J.C Chandor: Yes, I had the idea for the script and had been working through it for over a year.
But the way I like to write is have an idea not fully formed, but fully researched and thought through before I sit down to actually write it. In this case, I had been working on the story off and on in my mind for over a year and finally sat down and wrote the line by line script in just 4 days. I then went back and made many additions and revisions but for the most part, almost all of that 81 page draft is in the final product. I’ve never written anything else that quickly before and probably won't again. But this was a script that at that time, I was clearly ready to write.
Did the short shoot also help the actors not know each other so well which fits because Zachary's character and the other young guy did not know the heads of the company that well?
J.C Chandor: Absolutely. Whenever you're shooting a low budget film, by it's very nature, there are going to be many hurdles and barriers due to limited resources. What I always try to do as a filmmaker or writer, no matter the budget, is to use your weaknesses and try and turn them into strengths. In this case, I had a story about very intelligent, Type A people who are trained to never show panic. I was working with highly intelligent, very accomplished actors who also rarely ever panic on a job at this point in their careers. But the pace and scope we were having to shoot in such a limited time period, created an environment that at times even put these accomplished actors through what I later realized was a mild, low-level sense of panic under their performances.

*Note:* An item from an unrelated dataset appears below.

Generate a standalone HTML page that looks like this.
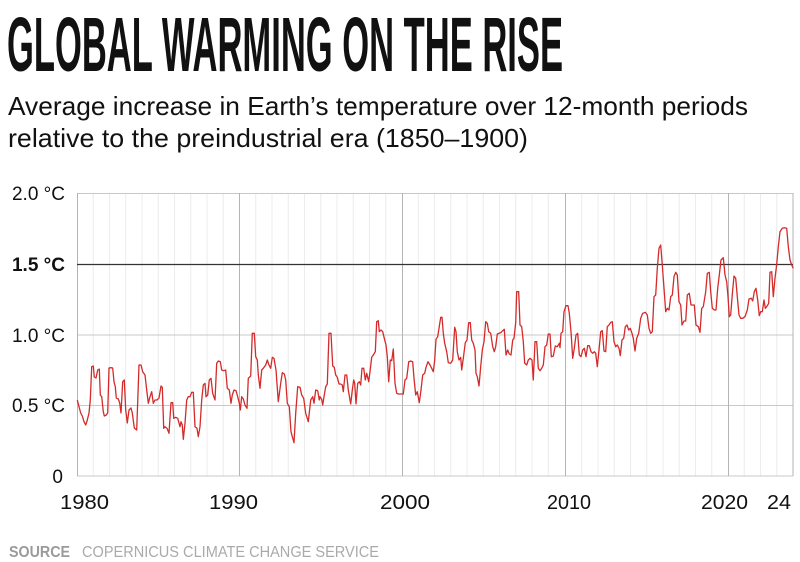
<!DOCTYPE html>
<html><head><meta charset="utf-8"><style>
html,body{margin:0;padding:0;background:#fff;}
svg{display:block;}
</style></head><body>
<svg width="800" height="562" viewBox="0 0 800 562" xmlns="http://www.w3.org/2000/svg">
<rect width="800" height="562" fill="#fff"/>
<text x="7" y="71" font-family="'Liberation Sans Narrow','Liberation Sans',sans-serif" font-weight="bold" font-size="77" fill="#111" textLength="556" lengthAdjust="spacingAndGlyphs">GLOBAL WARMING ON THE RISE</text>
<text x="8" y="115" font-family="'Liberation Sans',sans-serif" font-size="26" fill="#111" textLength="740" lengthAdjust="spacingAndGlyphs">Average increase in Earth’s temperature over 12-month periods</text>
<text x="8" y="147" font-family="'Liberation Sans',sans-serif" font-size="26" fill="#111" textLength="520" lengthAdjust="spacingAndGlyphs">relative to the preindustrial era (1850–1900)</text>

<g stroke="#ececec" stroke-width="1">
<line x1="93.25" y1="193" x2="93.25" y2="476"/><line x1="109.5" y1="193" x2="109.5" y2="476"/><line x1="125.75" y1="193" x2="125.75" y2="476"/><line x1="142" y1="193" x2="142" y2="476"/><line x1="158.25" y1="193" x2="158.25" y2="476"/><line x1="174.5" y1="193" x2="174.5" y2="476"/><line x1="190.75" y1="193" x2="190.75" y2="476"/><line x1="207" y1="193" x2="207" y2="476"/><line x1="223.25" y1="193" x2="223.25" y2="476"/>
<line x1="255.75" y1="193" x2="255.75" y2="476"/><line x1="272" y1="193" x2="272" y2="476"/><line x1="288.25" y1="193" x2="288.25" y2="476"/><line x1="304.5" y1="193" x2="304.5" y2="476"/><line x1="320.75" y1="193" x2="320.75" y2="476"/><line x1="337" y1="193" x2="337" y2="476"/><line x1="353.25" y1="193" x2="353.25" y2="476"/><line x1="369.5" y1="193" x2="369.5" y2="476"/><line x1="385.75" y1="193" x2="385.75" y2="476"/>
<line x1="418.25" y1="193" x2="418.25" y2="476"/><line x1="434.5" y1="193" x2="434.5" y2="476"/><line x1="450.75" y1="193" x2="450.75" y2="476"/><line x1="467" y1="193" x2="467" y2="476"/><line x1="483.25" y1="193" x2="483.25" y2="476"/><line x1="499.5" y1="193" x2="499.5" y2="476"/><line x1="515.75" y1="193" x2="515.75" y2="476"/><line x1="532" y1="193" x2="532" y2="476"/><line x1="548.25" y1="193" x2="548.25" y2="476"/>
<line x1="581.75" y1="193" x2="581.75" y2="476"/><line x1="598" y1="193" x2="598" y2="476"/><line x1="614.25" y1="193" x2="614.25" y2="476"/><line x1="630.5" y1="193" x2="630.5" y2="476"/><line x1="646.75" y1="193" x2="646.75" y2="476"/><line x1="663" y1="193" x2="663" y2="476"/><line x1="679.25" y1="193" x2="679.25" y2="476"/><line x1="695.5" y1="193" x2="695.5" y2="476"/><line x1="711.75" y1="193" x2="711.75" y2="476"/>
<line x1="744.25" y1="193" x2="744.25" y2="476"/><line x1="760.5" y1="193" x2="760.5" y2="476"/><line x1="776.75" y1="193" x2="776.75" y2="476"/>
</g>
<g stroke="#c8c8c8" stroke-width="1">
<line x1="77" y1="193.5" x2="793" y2="193.5"/>
<line x1="77" y1="335" x2="793" y2="335"/>
<line x1="77" y1="405.5" x2="793" y2="405.5"/>
<line x1="77" y1="476" x2="793" y2="476"/>
</g>
<g stroke="#b4b4b4" stroke-width="1">
<line x1="77.5" y1="193" x2="77.5" y2="476"/>
<line x1="239.5" y1="193" x2="239.5" y2="476"/>
<line x1="402.5" y1="193" x2="402.5" y2="476"/>
<line x1="565.5" y1="193" x2="565.5" y2="476"/>
<line x1="728.5" y1="193" x2="728.5" y2="476"/>
<line x1="793" y1="193" x2="793" y2="476"/>
</g>
<line x1="77" y1="264.5" x2="793" y2="264.5" stroke="#333" stroke-width="1.2"/>

<polyline fill="none" stroke="#d42a2a" stroke-width="1.3" stroke-linejoin="round" points="
77.3,400 79,406.7 80.7,413 82.3,416 84,421.7 85.7,425 87.3,420 89,413 90.3,400 91.7,366.7 93.3,366 94.3,377 96,378 97.7,370 99.3,369 100.3,395 101.7,396.7 103.3,411.7 104.3,416 106.3,415 107.7,413 109,368 111,367.7 112.7,368 114,381.7 115.3,386.7 116.3,398 118.3,399 119.7,403 121,413 122.7,381.7 124.3,380 125.7,410 127.3,423 129,410 131,408 132.3,413 134.3,428 136.7,430 139,365 141,365 142.7,371.7 145,375 146.7,390 148.3,403.3 150,396.7 151.7,391.7 153.3,403.3 155,400 157,400 159,398 161,386 162.3,387.3 163.7,428.3 165,426.7 167,428.3 169,433.3 171,402.7 172.7,402.7 173.7,418.3 175.7,417.3 177.7,418.3 180,426.7 181,421.7 182.3,425 183.3,439.3 185,423.3 186.7,400 188.3,396.7 190,396.7 191.7,392.3 193.3,392.3 195,426.7 197,428.3 198.3,436.7 200,426.7 201.7,400 203.3,385 205,383.3 206,396.7 207.7,395 209.3,380 211,378.3 212.7,393.3 215,400 216.7,363.3 218.3,361 220.3,361.7 221.7,370 224,370.7 225.7,370 227.3,388.3 229.3,390 231,403.3 232.3,395 234,390 236,390.7 237.7,396.7 239.3,403.3 240.3,410 241.7,396.7 243.3,399 245,405 247,408.3 248.3,378.3 250.7,376 252.3,333.3 254.3,333.3 255.7,356.7 257.3,360 258.3,375 260,388.3 261.7,370 263.3,368.3 265.7,365 267.3,360 269,365 270.7,368.3 272.3,357.3 274,358.3 276,370 278.3,401.7 280.7,383.3 282.3,372.7 284.3,374 285.7,380 287.3,403.3 289.3,406.7 291,431.7 292.3,436.7 294,442.7 295.7,413.3 297.7,386.7 300,387.3 301.7,395 303.7,398.3 305.7,413.3 308.3,421.7 310.7,400 312.7,396.7 314,403.3 315.7,390 317.7,390.7 319.3,400
320,396.7 321.7,399.3 322.7,405 324,396.7 325.7,386.7 327.3,384 329,333.3 331,333.3 332.7,366 334.3,367.3 335.7,375 337.3,377.3 339,384 340.7,384 342.3,385 343.3,391.7 345,375 346.7,375 348.3,390 350.7,404 352.3,390 353.7,380 354.7,383.3 356,404 357.7,383.3 359.3,381.7 360.7,385 362,368.3 363.7,368.3 365.3,380 366.7,373.3 368.7,381.7 370,371.7 371.7,357.3 373.3,355 375.3,351.7 376.7,321.7 378.3,320.7 379.3,331.7 381,330 382.7,331.7 384.3,338.3 386,345 387.3,356.7 388.7,381.7 390.3,360 391.7,360.7 393.3,349 395,383.3 396.7,393.3 398.3,394 400.7,394 403.3,394 405,380 406.7,378.3 408.7,361.7 410.7,361 412.7,361.7 414,378.3 415.7,395 417.3,391.7 419.3,402.7 421,390 422.7,375 424.7,373.3 426,367.3 428,361.7 430,365 431.7,368.3 433.3,371.7 434.7,360 436,339.3 437.7,336.7 439,328.3 440.7,317.3 442,317.3 443.3,333.3 444.7,343.3 446.7,351.7 448.3,362.7 450.7,363.3 452.7,360 454.7,327.3 456,331.7 457.3,351.7 459,360 460.7,357.3 461.7,370 463.3,358.3 465.3,342.7 467,340 468.7,322.7 470.3,322.7 471.7,340 473.3,343.3 475,350 476,373.3 477.3,376.7 479,386 480.7,366.7 482.3,350 484,341.7 485.7,321.7 487.3,323.3 488.7,331.7 490.7,333.3 492.7,346.7 494.3,351.7 495.7,346.7 497.3,334 499,333.3 500.7,332.7 502.7,330.7 504.3,329.3 506,355 507.7,350 509.3,354 511,355 512.7,340 514,338.3 515.7,322.7 516.7,291.7 518.7,291.7 520,325 521.7,326.7 523.3,341.7 524.7,363.3 526.7,365 528.3,360 530,358.3 532,360 533.3,380 535,341.7 536.7,341.7 538.3,368.3 540,370.7 541.7,368.3 543.3,365 545,346.7 546.7,345 548.3,334 550,334 551.3,356.7 553.3,356 555.3,346 557.3,346.7 559.3,343.3
560,347.7 561,333.3 562.7,331.7 564,311.7 566,305.7 568,305.7 569.3,313.3 571,331.7 572.7,358.3 574.3,348.3 576,335 577.7,333.3 579.3,355 581,356.7 582.7,350 584.3,348.3 586,356.7 587.7,345.7 589.3,345.7 591,351.7 592.7,353.3 594.3,351.7 595.7,353.3 597.3,366.7 599,350 600.7,331.7 602.3,330.7 604,351 605.7,351.7 607.3,326.7 609,325 610.7,322.3 612.3,321.7 614,341.7 615.7,346.7 617.3,345 619,348.3 620.3,355.7 622,340 623.7,338.3 625.3,326.7 627,325 628.7,330 630.3,328.3 632,333.3 633.3,338.3 635,351 636.7,338.3 638.7,333.3 640.7,318.3 642.7,313.3 645.3,312.3 647.3,315 649,328.3 650.7,333.3 652.3,331.7 654,296.7 655.7,295 657.3,268.3 659,248.3 660.7,245 662.3,265 664,288.3 665.7,311.7 667.3,308.3 669,310 670.7,296.7 672.3,295 674,276.7 675.7,272.3 677.3,275 679,301.7 680.7,305 682,325 684,321 685.7,321 687.3,295 689.3,293.3 691,305 692.7,305 694.3,305 696,325 698.3,326.7 700,332.3 701.7,308.3 703.3,306.7 705.7,291.7 707.3,273.3 709.3,272.3 710.7,291.7 712.3,308.3 714.3,310 716,310 717.7,288.3 719.3,275 721,260 723.3,257.7 725,275 726.7,281.7 728,296.7 729.3,316.7 730.7,315 732.3,294.3 734,276 735.7,278.3 737.3,296.7 739,315 740.7,318.3 742.7,318.3 745,316.7 747.3,310 749,299 751.3,298.3 752.7,301 754.3,291.7 756,288.3 757.7,300 759.3,315.7 760.7,311.7 762.3,311.7 764,300 765.3,308.3 766.7,306.7 768.7,303.3 770,272.3 771.7,271.7 773.3,296.7 775,278.3 776.7,264.3 778.3,246.7 780,231.7 782.3,228.3 784.3,227.7 786.7,228.3 788.3,246.7 790,260 791.7,265 793.3,268.3"/>

<g font-family="'Liberation Sans',sans-serif" font-size="19" fill="#111" text-anchor="end">
<text x="65" y="200">2.0 °C</text>
<text x="65" y="271" font-weight="bold">1.5 °C</text>
<text x="65" y="342">1.0 °C</text>
<text x="65" y="412">0.5 °C</text>
<text x="63" y="483">0</text>
</g>
<g font-family="'Liberation Sans',sans-serif" font-size="20" fill="#111">
<text x="60" y="509" textLength="49" lengthAdjust="spacingAndGlyphs">1980</text>
<text x="209" y="509" textLength="49" lengthAdjust="spacingAndGlyphs">1990</text>
<text x="380" y="509" textLength="50" lengthAdjust="spacingAndGlyphs">2000</text>
<text x="547" y="509" textLength="44" lengthAdjust="spacingAndGlyphs">2010</text>
<text x="701" y="509" textLength="47" lengthAdjust="spacingAndGlyphs">2020</text>
<text x="767" y="509" textLength="24" lengthAdjust="spacingAndGlyphs">24</text>
</g>
<text x="9" y="557" font-family="'Liberation Sans',sans-serif" font-size="16" font-weight="bold" fill="#9a9a9a" textLength="61" lengthAdjust="spacingAndGlyphs">SOURCE</text>
<text x="82" y="557" font-family="'Liberation Sans',sans-serif" font-size="16" fill="#aaaaaa" textLength="297" lengthAdjust="spacingAndGlyphs">COPERNICUS CLIMATE CHANGE SERVICE</text>
</svg>
</body></html>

Which are used, hopefully, to great effect to express what their characters were feeling as well.
Margin Call is one of several films recently being released on VOD; what are your thoughts on the importance of a film such as this reaching as much of the American population as possible?
J.C Chandor: I'm very excited to see where this experiment ends up. No one quite knows in this current market/environment what the best way is to distribute the film. But we are getting a 60/70 city release theatrically. For a small budget film, that is a very exciting release. To add to that, most major markets and many smaller markets can view the film on VOD. That's exciting to get the film out to the widest audience. I always believe the best experience is in a theater, but I also have 2 small children and know going to the movies can be a complicated and expensive endeavor so it's nice to know this film is going to get it's widest audience possible.
MARGIN CALL opens Friday, October 21, in select cities and On Demand.